Image: DisneyLast week, news broke that Pixar’s first long-form TV series, Win Or Lose—which tells the events of the week leading up to a middle school softball championship from multiple perspectives—would be excising one of those perspectives from the show. Specifically, the series would be cutting all references to the fact that the character Kai—played by teenage trans performer Chanel Stewart—was trans, making it clear that any references to her gender identity would be cut from the show.
Now, former Pixar employees, many of whom worked in some capacity on or adjacent to Win Or Lose, are speaking out about the decision, suggesting they’re disappointed, but not surprised, to see Disney cutting the storyline. “It hardly surprised me, but it devastated me,” Sarah Ligatich, a former assistant editor at the studio who consulted on Win Or Lose, told THR this week. “For a long time, Disney has not been in the business of making great content. They have been in the business of making great profits.” THR spoke to a number of former Pixar employees (there are a lot of those out there at the moment, after the studio instituted its first major staffing cuts in a decade last year in the wake of Lightyear‘s box office failure), many of whom praised the original version of Win Or Lose, and decried the decision to cut Kai’s story. Noting that a) re-cutting the already-completed series was going to be very expensive, and b) that trans-positive stories are seen as a hopeful way to help trans kids feel more accepted, and less in danger of taking their own lives, one unnamed former staffer put it bluntly: “It’s just very frustrating that Disney has decided to spend money to not save lives.”
Although Disney continues to claim it made the decision to make the change months ago—presumably attempting to distance itself from accusations that it made the move in the wake of U.S. election that saw transphobia become a potent marketing tactic for the Republican party—another former employee noted that the writing had been on the wall since the company’s earlier decision to cut an episode of Moon Girl And Devil Dinosaur that also focused on a trans character. “We saw it recently with the Devil Dinosaur And Moon Girl episode that was cut.
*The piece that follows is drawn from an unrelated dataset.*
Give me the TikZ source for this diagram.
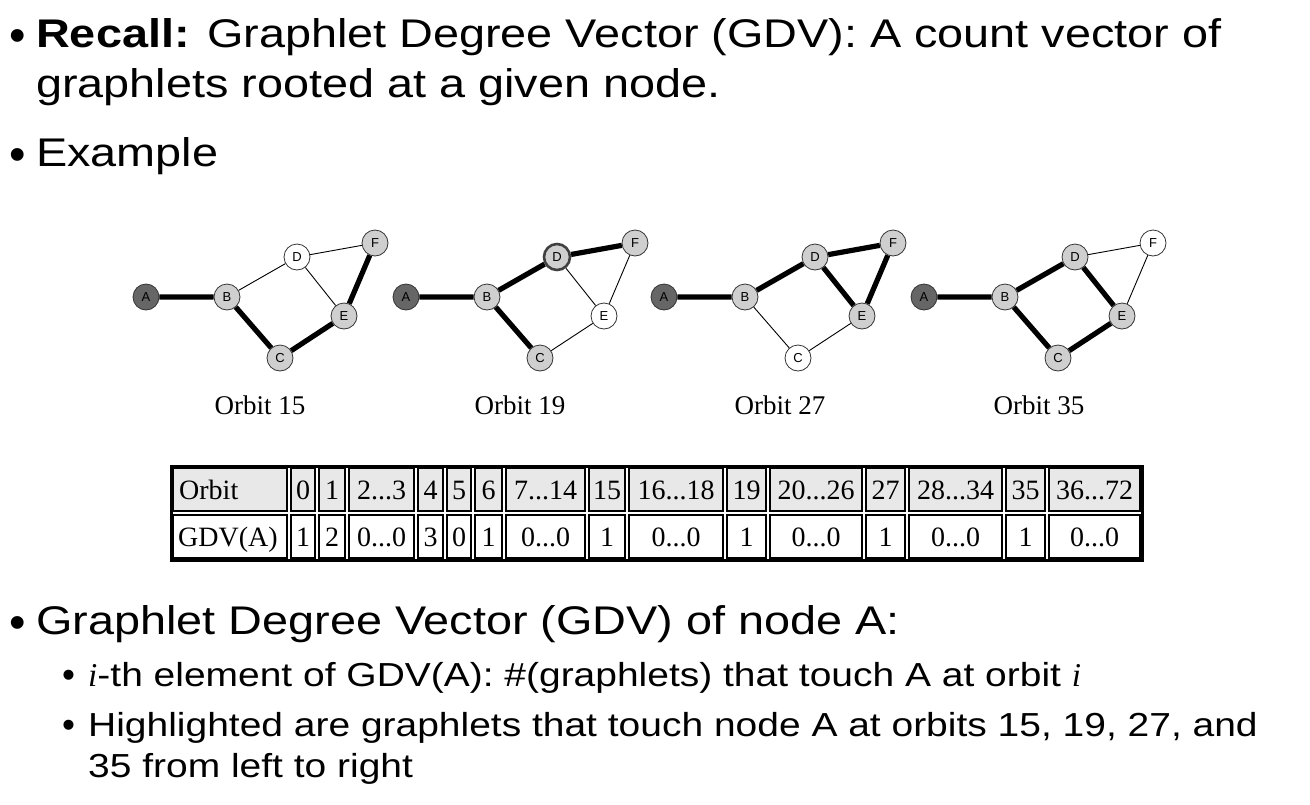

All of us who knew about Win Or Lose and this character were all just clenching: ‘Please don’t hit us next.’” Disney has put forward the same company line on Win Or Lose as it did on Moon Girl, claiming it just wants to avoid starting conversations for families that parents themselves aren’t ready to initiate—a “protection” it doesn’t seem to extend to pretty much any topic that doesn’t have to do with LGBTQ+ identity.